Here's the part of vector analze programe code i used :
#This is how i generated the vector
vec <- names(Filter(function(x) x > 0, rowSums(tmp) > 0 | colSums(tmp) > 0))
my_data %>%
dplyr::select(all_of(vec)) %>% # select vector items
slice(-17) %>% # remove 17 line
map_dbl(sum) %>% # make sum
which.max() %>% # select max
names() -> selected # select max name
#in the variable selected i have the name of variable i should keep
my_data %>% dplyr::select(!vec,selected) -> new_data# select columns
}
The problem with this program is that in the end my new_data contain all the variables except the last comparaison, because it uses always my data so in the last comparaison it compares the variables in my last vector and it keeps all the variables in my_data in new_data except the variables in my last vector that doesn't have the highest sum
So continue on the example i started before : let's say the third vector conatin "E" and "F" :
The result i need to obtain is :
New data >
NAMES D F
One 4 6
Two 5 7
THREE 6 8
FOUR 7 9
FIVE 8 10
SIX 9 11
#I eliminated E because F has the highes sum
But the program i wrote give me this result :
NAMES A B C D F
One 1 2 3 5 6
Two 2 3 4 6 7
THREE 3 4 5 7 8
FOUR 4 5 6 8 9
FIVE 5 6 7 9 10
SIX 6 7 8 10 11
I think because the program took informations from my first data and it keeps all teh variables that are not in the my vector (that's why in the last comparaison it keeps A B C D )
So now i don't know how to fix this problem
please tell me if you need more informations
CodePudding user response:
I don't know what you are doing, so here is an alternative.
tmp=replicate(5,{sample(LETTERS[1:10],3)},simplify=F)
[[1]]
[1] "J" "C" "A"
[[2]]
[1] "F" "D" "B"
[[3]]
[1] "C" "G" "H"
[[4]]
[1] "J" "F" "C"
[[5]]
[1] "H" "G" "J"
I made up these vectors of column names, because I don't know how you generate them. Then we iterate this object and remove the columns.
for (i in tmp) {
# your stuff here
df=df[,!colnames(df) %in% i]
}
NAMES E
1 One 5
2 Two 6
3 THREE 7
4 FOUR 8
5 FIVE 9
6 SIX 10
CodePudding user response:
You may try this option -
for(i in vec) {
#Get the column names to delete based on column sum
drop_columns <- i[-which.max(colSums(my_data[i]))]
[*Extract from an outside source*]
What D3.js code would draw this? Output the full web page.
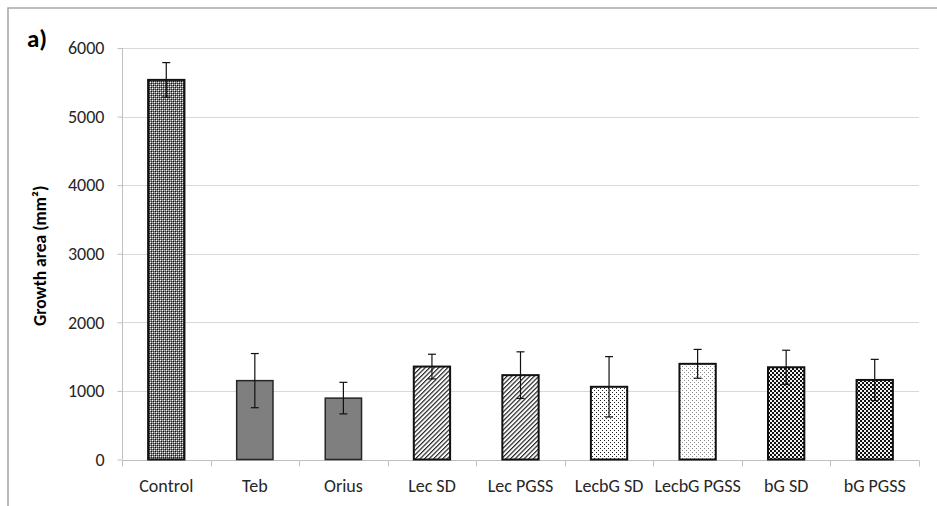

my_data[drop_columns] <- NULL
}
# NAMES D F
#1 One 4 6
#2 Two 5 7
#3 THREE 6 8
#4 FOUR 7 9
#5 FIVE 8 10
#6 SIX 9 11
data
my_data <- structure(list(NAMES = c("One", "Two", "THREE", "FOUR", "FIVE",
"SIX"), A = 1:6, B = 2:7, C = 3:8, D = 4:9, E = 5:10, F = 6:11),
class = "data.frame", row.names = c(NA, -6L))
vec <- list(c('B', 'C', 'D'), c('A', 'E'), c('E', 'F'))